Saya mendengar sharing pasutri ini dengan penuh perhatian. Pada akhirnya saya memberikan petunjuk-petunjuk praktis bagaimana mendidik anak-anak usia dini, tanpa harus membanding-bandingkan sulung dan bungsu dan berteriak dengan suara keras kepada mereka. Suasana kebersamaan di rumah itu diakhiri dengan doa dan makan bersama. Mereka berjanji untuk membaharui relasi mereka dengan kedua anak mereka.

Banyak kali kita lupa dan merasa biasa-biasa saja saja saat membandingkan anak-anak di rumah. Orang tua berteriak kepada anak-anak sama seperti mereka meneriaki orang dewasa. Anak-anak seharusnya bertumbuh dalam suasana penuh keharmonisan. Dengan demikian mereka belajar untuk bertumbuh menjadi pribadi yang sempurna. Ketika keluarga cenderung menjadi represif maka anak-anak juga akan belajar menjadi represif bagi orang lain. Mereka dapat melakukan kekerasan fisik dan verbal kepada semua orang.

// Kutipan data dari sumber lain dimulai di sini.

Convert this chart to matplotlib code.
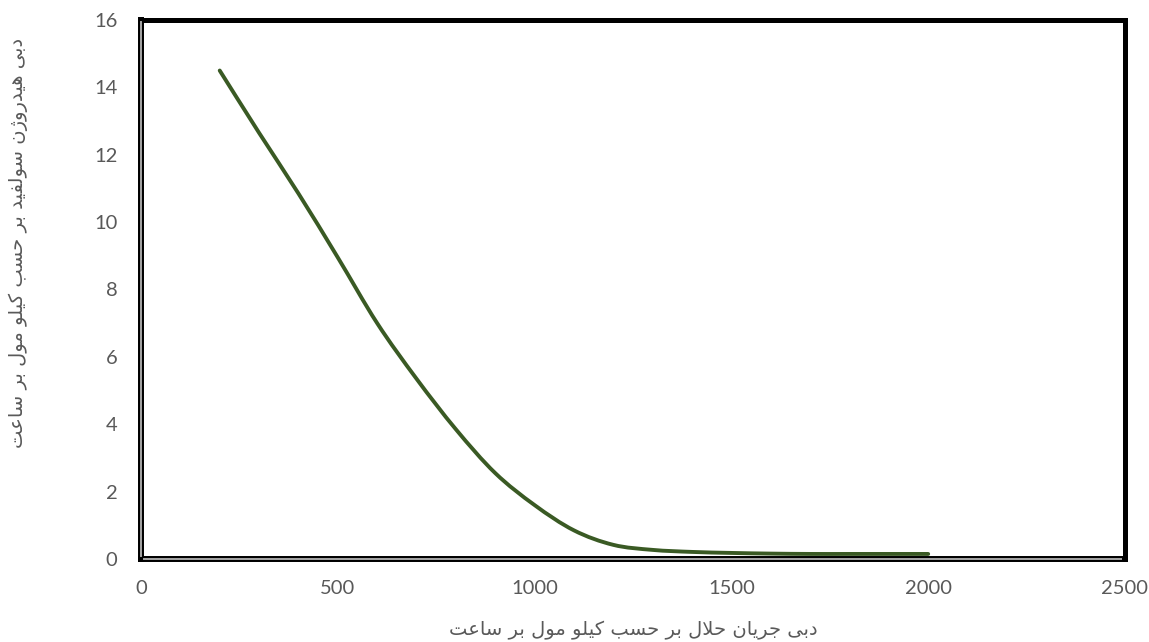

Saya mengingat Paulo Coelho. Ia pernah berkata begini: “Jangan melawan orang yang tidak layak menjadi musuhmu”.

Bagi saya perkataan Coelho ini sangat menguatkan hati banyak orang. Para suami atau para bapa sering melawan istri dan anak-anak yang sebanarnya tidak layak menjadi musuh. Teman saya pernah mengatakan bahwa kalau para laki mau melawan orang lain maka silakan lawanlah para laki-laki, jangan melawan perempuan dan anak-anak sebab martabat laki-lakimu akan menurun. Saya kira bukan hanya orang tua di rumah, para guru sebagai pendidik dan pembina di sekolah juga demikian. Berapa kekerasan verbal dan kekerasan fisik yang dilakukan di sekolah bagi anak-anak setiap hari? Para aparatur pemerintahan juga tidak malu-malu bersikap represif terhadap masyarakat. Kadang sesama ibu saling membentak satu sama lain di hadapan umum. Ini semua adalah contoh-contoh jenis komunikasi yang mandek.

Mari kita mengoreksi diri. Apakah kita sering bersikap frontal di dalam keluarga dan lingkungan kerja kita? Selidikilah batinmu dan transformasikan dirimu.